Atopic dermatitis (AD) is a common inflammatory skin disease exhibiting a predominantly T(H)2/"T22" immune activation and a defective epidermal barrier. Narrow-band UVB (NB-UVB) is considered an efficient treatment for moderate-to-severe AD. In patients with psoriasis, NB-UVB has been found to suppress T(H)1/T(H)17 polarization, with subsequent reversal of epidermal hyperplasia. The immunomodulatory effects of this treatment are largely unknown in patients with AD.


We sought to evaluate the effects of NB-UVB on immune and barrier abnormalities in patients with AD, aiming to establish reversibility of disease and biomarkers of therapeutic response.


Twelve patients with moderate-to-severe chronic AD received NB-UVB phototherapy 3 times weekly for up to 12 weeks. Lesional and nonlesional skin biopsy specimens were obtained before and after treatment and evaluated by using gene expression and immunohistochemistry studies.


All patients had at least a 50% reduction in SCORAD index scores with NB-UVB phototherapy. The T(H)2, T22, and T(H)1 immune pathways were suppressed, and measures of epidermal hyperplasia and differentiation normalized. The reversal of disease activity was associated with elimination of inflammatory leukocytes and T(H)2/T22- associated cytokines and chemokines and normalized expression of barrier proteins.
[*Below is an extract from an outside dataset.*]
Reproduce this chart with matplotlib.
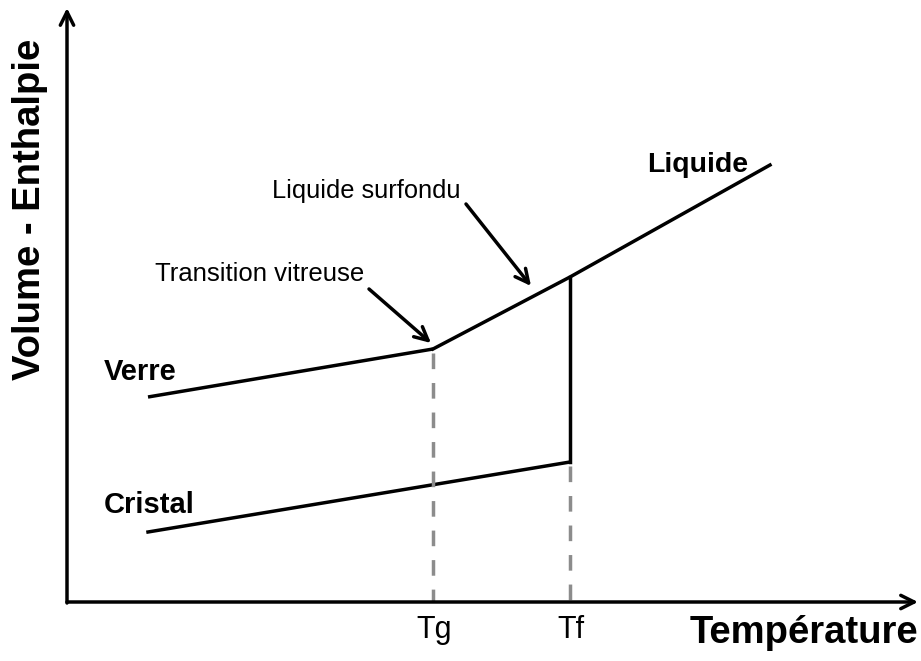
import matplotlib
matplotlib.use("Agg")
import matplotlib.pyplot as plt

plt.rcParams['font.family'] = ['Liberation Sans', 'DejaVu Sans']

# Schematic values (pixel-like units, y grows downward as in the picture)
verre_x = [148, 433]
verre_y = [397, 349]
liquide_x = [433, 570, 770]
liquide_y = [349, 277, 165]
fusion_x = [570, 570]
fusion_y = [277, 462]
cristal_x = [148, 570]
cristal_y = [532, 462]
tg_x, tg_top = 433, 349
tf_x, tf_top = 570, 462
axis_origin = (67, 602)
tick_labels = ["Tg", "Tf"]

fig = plt.figure(figsize=(9.21, 6.61), dpi=100)
ax = fig.add_axes([0, 0, 1, 1])
ax.set_xlim(0, 921)
ax.set_ylim(661, 0)
ax.axis('off')

lw = 2.5
ax.plot(verre_x, verre_y, color='black', lw=lw, solid_capstyle='butt', solid_joinstyle='miter')
ax.plot(liquide_x, liquide_y, color='black', lw=lw, solid_joinstyle='miter')
ax.plot(fusion_x, fusion_y, color='black', lw=lw)
ax.plot(cristal_x, cristal_y, color='black', lw=lw)

ax.plot([tg_x, tg_x], [tg_top + 4, axis_origin[1]], color='#8c8c8c', lw=2.5, dashes=(4.5, 4))
ax.plot([tf_x, tf_x], [tf_top + 4, axis_origin[1]], color='#8c8c8c', lw=2.5, dashes=(4.5, 4))

arrow = dict(arrowstyle='->', lw=2.5, color='black', mutation_scale=24, shrinkA=0, shrinkB=0)
# axes arrows
ax.annotate('', xy=(918, axis_origin[1]), xytext=(axis_origin[0], axis_origin[1]), arrowprops=arrow)
ax.annotate('', xy=(axis_origin[0], 8), xytext=(axis_origin[0], axis_origin[1] + 1), arrowprops=arrow)

# annotation arrows
ax.annotate('', xy=(431, 343), xytext=(369, 289), arrowprops=arrow)
ax.annotate('', xy=(531, 286), xytext=(466, 204), arrowprops=arrow)

ax.text(tg_x + 1, 638, tick_labels[0], ha='center', va='baseline', fontsize=22)
ax.text(tf_x + 1, 638, tick_labels[1], ha='center', va='baseline', fontsize=22)
ax.text(918, 643, "Température", ha='right', va='baseline', fontsize=27.5, fontweight='bold')
ax.text(30, 209, "Volume - Enthalpie", ha='center', va='center', rotation=90, fontsize=27.5, fontweight='bold')
ax.text(698, 172, "Liquide", ha='center', va='baseline', fontsize=20.5, fontweight='bold')
ax.text(104, 380, "Verre", ha='left', va='baseline', fontsize=21, fontweight='bold')
ax.text(104, 513, "Cristal", ha='left', va='baseline', fontsize=21, fontweight='bold')
ax.text(155, 281, "Transition vitreuse", ha='left', va='baseline', fontsize=18.5)
ax.text(272, 198, "Liquide surfondu", ha='left', va='baseline', fontsize=18.3)

fig.savefig('out.png', dpi=100)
Our study shows that resolution of clinical disease in patients with chronic AD is accompanied by reversal of both the epidermal defects and the underlying immune activation. We have defined a set of biomarkers of disease response that associate resolved T(H)2 and T22 inflammation in patients with chronic AD with reversal of barrier pathology. By showing reversal of the AD epidermal phenotype with a broad immune-targeted therapy, our data argue against a fixed genetic phenotype.